在上例中，由 Local Storage Operator 创建的存储类称为 local-storage。

若要配置一个 PVC 来声明用于 Alertmanager 的本地持久性存储，请使用：

apiVersion: v1
kind: ConfigMap
metadata:
  name: cluster-monitoring-config
  namespace: openshift-monitoring
data:
  config.yaml: |
    alertmanagerMain:
      volumeClaimTemplate:
        metadata:
          name: localpvc
        spec:
          storageClassName: local-storage
          resources:
            requests:
              storage: 40Gi

保存文件以使改变生效。受新配置影响的 Pod 会自动重启，并且应用新的存储配置。

1.2.7.2. 修改 Prometheus 指标数据的保留时间

默认情况下，Prometheus Cluster Monitoring 堆栈将 Prometheus 数据的保留时间配置为 15 天。您可以修改保留时间来更改将在多久后删除数据。

先决条件

确保 cluster-monitoring-config ConfigMap 带有 data/config.yaml 部分。

流程

开始编辑 cluster-monitoring-config ConfigMap：

$ oc -n openshift-monitoring edit configmap cluster-monitoring-config

将保留时间配置放在 data/config.yaml 下：

apiVersion: v1
kind: ConfigMap
metadata:
  name: cluster-monitoring-config
  namespace: openshift-monitoring
data:
  config.yaml: |
    prometheusK8s:
      retention: <time_specification>

将 <time_specification> 替换为一个数字，后面紧跟 ms（毫秒）、s（秒）、m（分钟）、h（小时）、d（天）、w（周）或 y（年）。

例如，若要将保留时间配置为 24 小时，请使用：

apiVersion: v1
kind: ConfigMap
metadata:
  name: cluster-monitoring-config
  namespace: openshift-monitoring
data:
  config.yaml: |
    prometheusK8s:
      retention: 24h

保存文件以使改变生效。受新配置影响的 Pod 会自动重启。

1.2.8. 配置 Alertmanager

Prometheus Alertmanager 是管理传入警报的组件，其包括：

静默警报
禁止警报
聚合警报
可靠数据去重警报
分组警报
使用电子邮件、PagerDuty 和 HipChat 等接收工具以通知形式发送分组警报

1.2.8.1. Alertmanager 默认配置

OpenShift Container Platform Monitoring Alertmanager 集群的默认配置如下：

global:
  resolve_timeout: 5m
route:
  group_wait: 30s
  group_interval: 5m
  repeat_interval: 12h
  receiver: default
  routes:
  - match:
      alertname: Watchdog
    repeat_interval: 5m
    receiver: watchdog
receivers:
- name: default
- name: watchdog

OpenShift Container Platform 监控功能附带 Watchdog 警报，它会持续触发。Alertmanager 重复向通知提供程序发送 Watchdog 警报通知，例如： PagerDuty。此提供程序通常会在管理员停止收到 Watchdog 警告时通知管理员。这种机制有助于确保 Prometheus 的继续操作以及 Alertmanager 和通知提供程序之间的持续通信。
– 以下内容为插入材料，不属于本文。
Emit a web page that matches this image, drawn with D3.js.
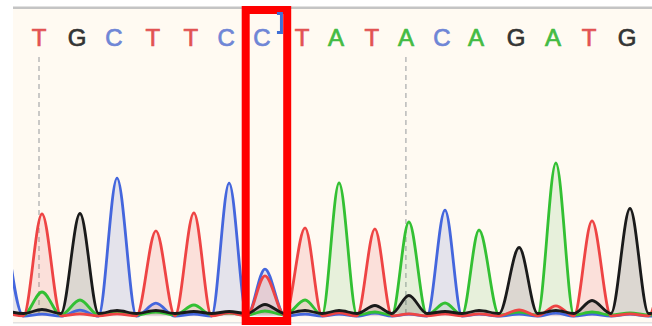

1.2.8.2. 应用自定义 Alertmanager 配置

您可以通过编辑 openshift-monitoring 命名空间中的 alertmanager-main secret，覆盖默认的 Alertmanager 配置。

先决条件

安装了用来处理 JSON 数据的 jq 工具

流程

将当前活跃的 Alertmanager 配置输出到 alertmanager.yaml 文件：

$ oc -n openshift-monitoring get secret alertmanager-main --template='{{ index .data "alertmanager.yaml" }}' |base64 -d > alertmanager.yaml

将 alertmanager.yaml 文件中的配置改为您的新配置：

global:
  resolve_timeout: 5m
route:
  group_wait: 30s
  group_interval: 5m
  repeat_interval: 12h
  receiver: default
  routes:
  - match:
      alertname: Watchdog
    repeat_interval: 5m
    receiver: watchdog
  - match:
      service: <your_service> 1
    routes:
    - match:
        <your_matching_rules> 2
      receiver: <receiver> 3
receivers:
- name: default
- name: watchdog
- name: <receiver>
  <receiver_configuration>

1: service 指定触发警报的服务。
2: <your_matching_rules> 指定目标警报。
3: receiver 指定用于该警报的接收器。

例如，以下列表配置用于通知的 PagerDuty：

global:
  resolve_timeout: 5m
route:
  group_wait: 30s
  group_interval: 5m
  repeat_interval: 12h
  receiver: default
  routes:
  - match:
      alertname: Watchdog
    repeat_interval: 5m
    receiver: watchdog
  - match: service: example-app routes: - match: severity: critical receiver: team-frontend-page
receivers:
- name: default
- name: watchdog
- name: team-frontend-page pagerduty_configs: - service_key: "your-key"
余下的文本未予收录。